Les réquisitions montent à 24 mois de prison dont 20 mois ferme. De l’extérieur on en reste estomaqué. On se dit que des éléments nous échappent, qu’il y a au dossier des notes sur la dangerosité du prévenu, quelque chose de sérieux qui justifierait qu’on demande 20 mois de prison ferme contre un homme qui a déjà eu 30 jours de mitard et perdu 3 mois de réduction de peine, un homme jusqu’ici libérable en septembre 2022. Le prévenu n’a pas rencontré l’expert psychiatre pour l’expertise préalable au jugement quand les faits sont de nature sexuelle. Le médecin est venu au CP, mais le prévenu dit n’avoir pas compris, n’a pas voulu sortir de sa cellule. La procureur le regrette, « on n’a rien pour évaluer sa dangerosité potentielle ».

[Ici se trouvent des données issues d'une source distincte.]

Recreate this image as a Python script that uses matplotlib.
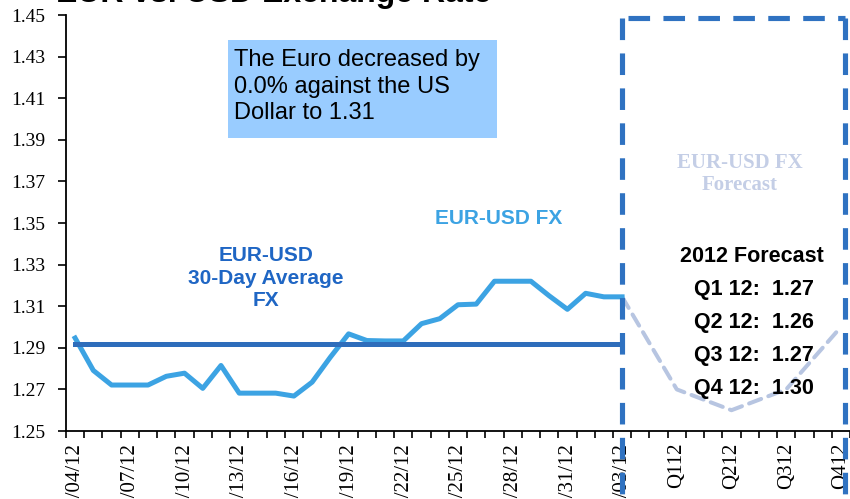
import numpy as np
import matplotlib.pyplot as plt
from matplotlib.lines import Line2D
from matplotlib.patches import Rectangle

# daily EUR-USD fix, 01/04/12 .. 02/03/12
eur_usd = [1.2947, 1.2791, 1.2721, 1.2721, 1.2721, 1.2763, 1.2778, 1.2705, 1.2815, 1.2682,
           1.2682, 1.2682, 1.2668, 1.2735, 1.2855, 1.2967, 1.2935, 1.2933, 1.2933, 1.3016,
           1.3040, 1.3107, 1.3110, 1.3220, 1.3220, 1.3220, 1.3150, 1.3085, 1.3162, 1.3145,
           1.3145]
avg_30d = 1.292
forecast = [1.27, 1.26, 1.27, 1.30]
forecast_labels = ['Q1 12', 'Q2 12', 'Q3 12', 'Q4 12']
date_labels = ['01/04/12', '01/07/12', '01/10/12', '01/13/12', '01/16/12', '01/19/12',
               '01/22/12', '01/25/12', '01/28/12', '01/31/12', '02/03/12']
q_ticklabels = ['Q112', 'Q212', 'Q312', 'Q412']

W, H = 850, 499
fig = plt.figure(figsize=(W / 100, H / 100), dpi=100)
ax = fig.add_axes([66 / W, 1 - 431 / H, 1 - 66 / W, (431 - 15) / H])

n = len(eur_usd)
x = np.arange(n)
last = n - 1
fx = [last] + [last + 3 * (i + 1) for i in range(len(forecast))]
fy = [eur_usd[-1]] + forecast

ax.plot(fx, fy, color='#b7c5e1', lw=2.9, dashes=(3.2, 1.9), dash_capstyle='round',
        solid_capstyle='round', zorder=2)
ax.plot(x, eur_usd, color='#3ca3e3', lw=3.6, zorder=3)
ax.plot([0, last], [avg_30d, avg_30d], color='#2e6dbb', lw=3.6, zorder=4)

# forecast box (runs off the bottom of the picture)
box_kw = dict(color='#2f72c1', lw=3.7, dashes=(4.2, 2.6), clip_on=False, zorder=5)
ax.add_line(Line2D([last, last], [1.4485, 1.10], **box_kw))
ax.add_line(Line2D([42.2, 42.2], [1.4485, 1.10], **box_kw))
ax.add_line(Line2D([last + 0.3, 42.2], [1.4485, 1.4485], **box_kw))

ax.set_xlim(-0.5, 42.5)
ax.set_ylim(1.25, 1.45)
ax.set_yticks(np.arange(1.25, 1.451, 0.02))
ax.set_yticklabels(['%.2f' % v for v in np.arange(1.25, 1.451, 0.02)],
                   family='Liberation Serif', fontsize=14)
ax.tick_params(axis='y', direction='out', length=6, width=1.2, pad=9)

tick_pos = list(range(0, n, 3)) + [last + 3 * (i + 1) for i in range(len(forecast))]
ax.set_xticks(tick_pos)
ax.set_xticklabels(date_labels + q_ticklabels, rotation=90, family='Liberation Serif',
                   fontsize=15, va='top')
ax.tick_params(axis='x', which='major', length=0, pad=8.5)
ax.set_xticks(np.arange(-0.5, 43, 1), minor=True)
ax.tick_params(axis='x', which='minor', direction='out', length=5, width=1.2)

for s in ['top', 'right']:
    ax.spines[s].set_visible(False)
for s in ['left', 'bottom']:
    ax.spines[s].set_linewidth(1.3)

def px(xp, yp):
    return xp / W, 1 - yp / H

# title, mostly cut off at the top
fig.text(*px(56, 2), 'EUR vs. USD Exchange Rate', family='Liberation Sans',
         weight='bold', fontsize=23, va='baseline', ha='left')

fig.patches.append(Rectangle(px(228, 138), 269 / W, 98 / H, transform=fig.transFigure,
                             facecolor='#99ccff', edgecolor='none', zorder=1))
fig.text(*px(234, 49), 'The Euro decreased by\n0.0% against the US\nDollar to 1.31',
         family='Liberation Sans', fontsize=17, va='top', ha='left',
         linespacing=1.27, zorder=2)

fig.text(*px(499, 218), 'EUR-USD FX', family='Liberation Sans', weight='bold',
         fontsize=15, color='#3ca3e3', ha='center', va='center')
fig.text(*px(266, 278), 'EUR-USD\n30-Day Average\nFX', family='Liberation Sans',
         weight='bold', fontsize=15, color='#1f66c4', ha='center', va='center',
         linespacing=1.25)
fig.text(*px(740, 174), 'EUR-USD FX\nForecast', family='Liberation Serif', weight='bold',
         fontsize=15, color='#c4cee6', ha='center', va='center', linespacing=1.1)

fig.text(*px(752, 256), '2012 Forecast', family='Liberation Sans', weight='bold',
         fontsize=15.5, ha='center', va='center')
for i, (lab, val) in enumerate(zip(forecast_labels, forecast)):
    fig.text(*px(754, 290 + 32.7 * i), '%s:  %.2f' % (lab, val), family='Liberation Sans',
             weight='bold', fontsize=15.5, ha='center', va='center', zorder=6)

fig.savefig('out.png', dpi=100)
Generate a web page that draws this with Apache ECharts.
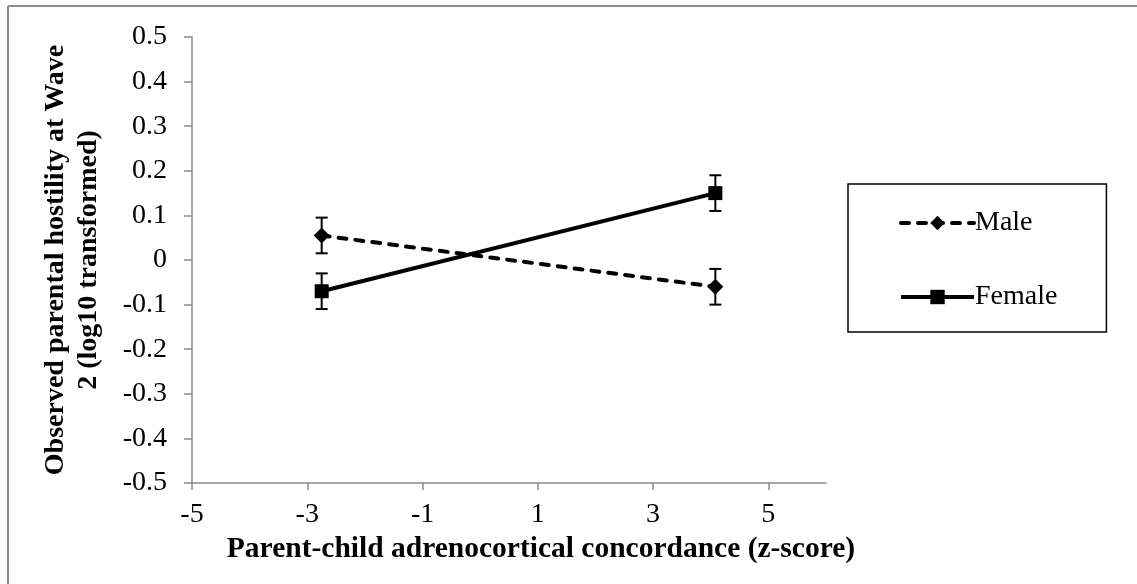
<!DOCTYPE html>
<html>
<head>
<meta charset="utf-8">
<script src="https://cdn.jsdelivr.net/npm/echarts@6/dist/echarts.min.js"></script>
<style>
html,body{margin:0;padding:0;background:#fff;}
#c{width:1137px;height:584px;}
</style>
</head>
<body>
<div id="c"></div>
<script>
// ---- data ----
var xTickValues = [-5, -3, -1, 1, 3, 5];
var yTickValues = [-0.5, -0.4, -0.3, -0.2, -0.1, 0, 0.1, 0.2, 0.3, 0.4, 0.5];
var concordanceX = [-2.75, 4.08];
var maleY = [0.055, -0.06];
var femaleY = [-0.07, 0.15];
var maleErr = [0.04, 0.04];
var femaleErr = [0.04, 0.04];
var seriesNames = ['Male', 'Female'];
var xTitle = 'Parent-child adrenocortical concordance (z-score)';
var yTitle = 'Observed parental hostility at Wave\n2 (log10 transformed)';

function pts(ys) { return concordanceX.map(function (x, i) { return [x, ys[i]]; }); }
function errData(ys, es) { return concordanceX.map(function (x, i) { return [x, ys[i] - es[i], ys[i] + es[i]]; }); }

var FONT = '"Liberation Serif", "Times New Roman", serif';
var AXIS_COLOR = '#8a8a8a';

function errRender(params, api) {
  var x = api.value(0), lo = api.value(1), hi = api.value(2);
  var pLo = api.coord([x, lo]), pHi = api.coord([x, hi]);
  var cap = 6;
  var st = { stroke: '#000', lineWidth: 2 };
  return {
    type: 'group',
    children: [
      { type: 'line', shape: { x1: pLo[0], y1: pLo[1], x2: pHi[0], y2: pHi[1] }, style: st },
      { type: 'line', shape: { x1: pLo[0] - cap, y1: pLo[1], x2: pLo[0] + cap, y2: pLo[1] }, style: st },
      { type: 'line', shape: { x1: pHi[0] - cap, y1: pHi[1], x2: pHi[0] + cap, y2: pHi[1] }, style: st }
    ]
  };
}

var chart = echarts.init(document.getElementById('c'), null, { renderer: 'canvas' });
chart.setOption({
  animation: false,
  backgroundColor: '#fff',
  textStyle: { fontFamily: FONT },
  graphic: [
    { type: 'line', shape: { x1: 8, y1: 6, x2: 1137, y2: 6 }, style: { stroke: '#8c8c8c', lineWidth: 2 } },
    { type: 'line', shape: { x1: 8, y1: 6, x2: 8, y2: 584 }, style: { stroke: '#8c8c8c', lineWidth: 2 } }
  ],
  grid: { left: 192, top: 37, right: 311, bottom: 101, containLabel: false },
  legend: {
    data: seriesNames,
    orient: 'vertical',
    left: 848,
    top: 184,
    padding: [25, 49, 21, 51],
    itemGap: 46,
    itemWidth: 73,
    itemHeight: 18,
    borderColor: '#000',
    borderWidth: 1.5,
    lineStyle: { width: 4 },
    textStyle: { fontFamily: FONT, fontSize: 28, color: '#000', padding: [0, 0, 0, -4] }
  },
  xAxis: {
    type: 'value',
    min: -5,
    max: 6,
    interval: 2,
    splitLine: { show: false },
    axisLine: { onZero: false, lineStyle: { color: AXIS_COLOR, width: 1.5 } },
    axisTick: { show: true, length: 7, lineStyle: { color: AXIS_COLOR, width: 1.5 }, customValues: xTickValues },
    axisLabel: { customValues: xTickValues, fontFamily: FONT, fontSize: 28, color: '#000', margin: 18 },
    name: xTitle,
    nameLocation: 'middle',
    nameGap: 46,
    nameTextStyle: { fontFamily: FONT, fontSize: 29.5, fontWeight: 'bold', color: '#000', padding: [0, 0, 0, 64] }
  },
  yAxis: {
    type: 'value',
    min: -0.5,
    max: 0.5,
    interval: 0.1,
    splitLine: { show: false },
    axisLine: { show: true, onZero: false, lineStyle: { color: AXIS_COLOR, width: 1.5 } },
    axisTick: { show: true, length: 8, lineStyle: { color: AXIS_COLOR, width: 1.5 }, customValues: yTickValues },
    axisLabel: {
      customValues: yTickValues,
      fontFamily: FONT, fontSize: 28, color: '#000', margin: 25,
      formatter: function (v) { return Math.abs(v) < 1e-9 ? '0' : (Math.round(v * 10) / 10).toFixed(1); }
    },
    name: yTitle,
    nameLocation: 'middle',
    nameGap: 87,
    nameRotate: 90,
    nameTextStyle: { fontFamily: FONT, fontSize: 28, fontWeight: 'bold', color: '#000', lineHeight: 33, align: 'center' }
  },
  series: [
    {
      name: 'Male', type: 'line', data: pts(maleY),
      symbol: 'diamond', symbolSize: 16,
      lineStyle: { color: '#000', width: 4, type: [8, 9], cap: 'round' },
      itemStyle: { color: '#000' }, z: 3
    },
    {
      name: 'Female', type: 'line', data: pts(femaleY),
      symbol: 'rect', symbolSize: 14,
      lineStyle: { color: '#000', width: 4, type: 'solid' },
      itemStyle: { color: '#000' }, z: 3
    },
    { name: 'MaleErr', type: 'custom', renderItem: errRender, data: errData(maleY, maleErr), z: 2, silent: true },
    { name: 'FemaleErr', type: 'custom', renderItem: errRender, data: errData(femaleY, femaleErr), z: 2, silent: true }
  ]
});
</script>
</body>
</html>
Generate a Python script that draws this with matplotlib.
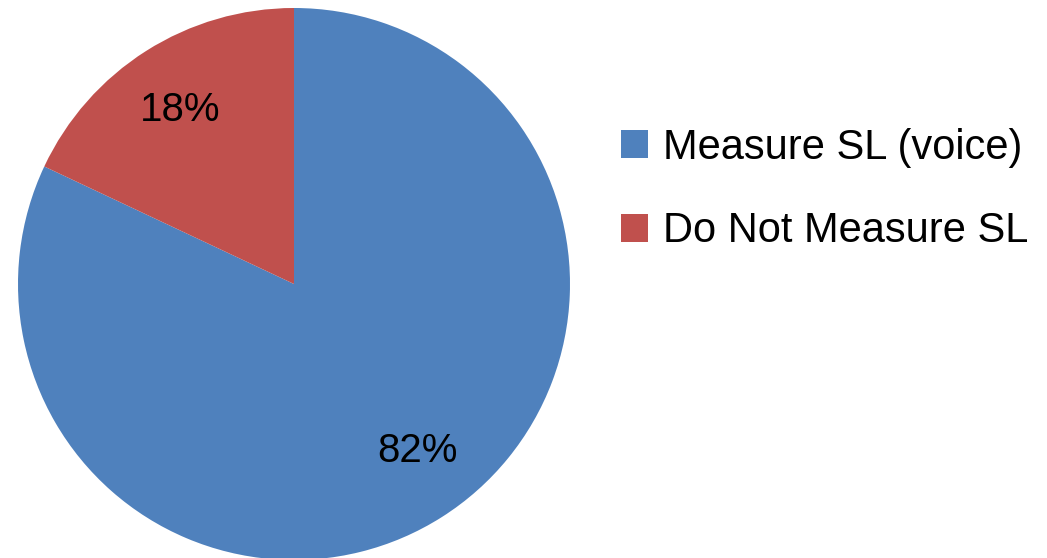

« Est-ce que sa volonté était d’agresser madame ? »

Maître Grenier-Guignard rappelle ce qu’il endure désormais en prison. « Je me doutais que la partie n’allait pas être simple. J’ai voulu qu’on regarde la vidéo. Et, je suis d’accord, monsieur s’approche trop près. Il ne respecte pas la distance de préséance. Alors la surveillante se retourne et voit qu’il est en érection. Mais, est-ce que sa volonté était d’agresser madame ? On est hors-sujet, dans ce dossier. Il lui demande si elle est célibataire, et on déduit qu’il fomentait quelque chose. Je n’irais pas déposer plainte pour ça, même si ça me dérange profondément. Pour lui, l’enjeu est énorme, et puis on le montre du doigt, après ça. »

« Pas de doute »

« Monsieur, dit le président au jeune homme après lui avoir expliqué à quoi il était condamné, le tribunal a visionné la scène de plus près, sur un ordinateur, et a considéré que, pas de doute, vous vous êtes collé à cette surveillante, et que c’est un délit, compte-tenu de l’effet de surprise. Vous aurez 10 mois au-dessus de votre tête, c’est suffisant pour réfléchir et vous projeter dans l’avenir sans renouveler ce comportement. »

Le tribunal constate son inscription au FIJAIS. Le condamné devra indemniser la partie civile.